Opinion
No. 79065
05-15-2020
CAPE JASMINE COURT TRUST, Appellant, v. NATIONSTAR MORTGAGE, LLC, Respondent.
Law Offices of Michael F. Bohn, Ltd. Akerman LLP/Las Vegas Fennemore Craig P.C./Reno
Law Offices of Michael F. Bohn, Ltd.
Akerman LLP/Las Vegas
Fennemore Craig P.C./Reno
ORDER OF AFFIRMANCE
This is an appeal from a district court final judgment in a quiet title action. Eighth Judicial District Court, Clark County; Rob Bare, Judge.
Pursuant to NRAP 34(f)(1), we have determined that oral argument is not warranted in this appeal.
The HOA in this case recorded a "notice of lien" and later foreclosed on that lien. After a bench trial between the first deed of trust holder and the successor-in-interest to the purchaser at the foreclosure sale regarding title to the property, the district court concluded that the foreclosed-up on lien contained no superpriority component. The court therefore entered a judgment that the foreclosure sale did not affect the first deed of trust.

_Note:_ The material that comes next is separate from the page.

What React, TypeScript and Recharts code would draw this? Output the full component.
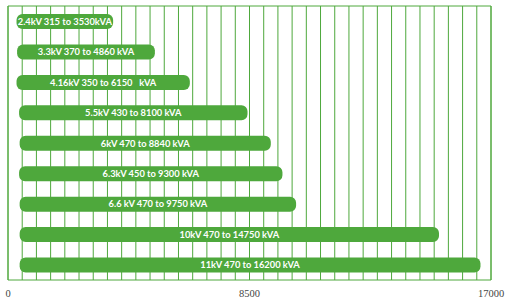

The record supports the district court’s finding that, at the time the HOA recorded the notice of lien, the homeowner was not delinquent on monthly assessments and had not been charged for any maintenance and nuisance abatement. See Wells Fargo Bank , N.A. v. Radecki , 134 Nev. 619, 621, 426 P.3d 593, 596 (2018) (reviewing a district court’s factual findings following a bench trial for substantial evidence). And the district court correctly concluded that the superpriority component of an HOA’s lien is limited to nine months of assessments preceding the notice of lien and maintenance and nuisance abatement charges. See NRS 116.3116(2) (2009) (describing the superpriority component of an HOA’s lien as "the assessments for common expenses ... which would have become due ... during the 9 months immediately preceding institution of an action to enforce the lien"); Saticoy Bay LLC Series 2021 Gray Eagle Way v. JPMorgan Chase Bank, N.A. (Gray Eagle), 133 Nev. 21, 25-26, 388 P.3d 226, 231 (2017) (holding that, under the pre-2015 version of NRS 116.3116, serving a notice of delinquency institutes an action to enforce the lien); see also Bank of Am., N.A. v. SFR Invs. Pool 1, LLC , 134 Nev. 604, 606, 427 P.3d 113, 117 (2018) (providing that a plain reading of the 2012 version of the statute "indicates that the superpriority portion of an HOA lien includes only charges for maintenance and nuisance abatement, and nine months of unpaid assessments"); Radecki , 134 Nev. at 621, 426 P.3d at 596 (reviewing a district court’s legal conclusions following a bench trial de novo). Because the foreclosed-upon lien contained no charges for delinquent assessments or maintenance and nuisance abatement charges, the district court correctly concluded that it lacked superpriority status and, therefore, its foreclosure did not affect the first deed of trust. See Bank of Am., 134 Nev. at 612, 427 P.3d at 121 (recognizing that an HOA’s foreclosure on a lien that has no superpriority component results in the first deed of trust remaining on the property).
Appellant argues that the district court accepted the parties’ pre-trial factual stipulations, which included a stipulation that the notice of lien included amounts for delinquent assessments. But the parties’ later-filed amended joint trial brief stated that one issue for trial was whether the HOA’s lien contained amounts subject to superpriority status, and the district court’s finding is supported by substantial evidence in the record, such that we find no error in this regard.
Appellant’s argument that the homeowner defaulted on assessments after the notice of lien was filed and that the HOA amended its notice of lien to include a superpriority piece by sending a letter to the homeowner stating that it was now including those unpaid assessments in the lien fails. As stated above, only delinquent assessments that precede the filing of the notice of lien can be included in the superpriority default. See NRS 116.3116(2) (2009); Gray Eagle, 133 Nev. at 25-26, 388 P.3d at 231. Based on the foregoing, we
ORDER the judgment of the district court AFFIRMED.
Based on this, we need not address the district court’s alternative grounds for finding in favor of respondent or appellant’s arguments regarding those alternative grounds.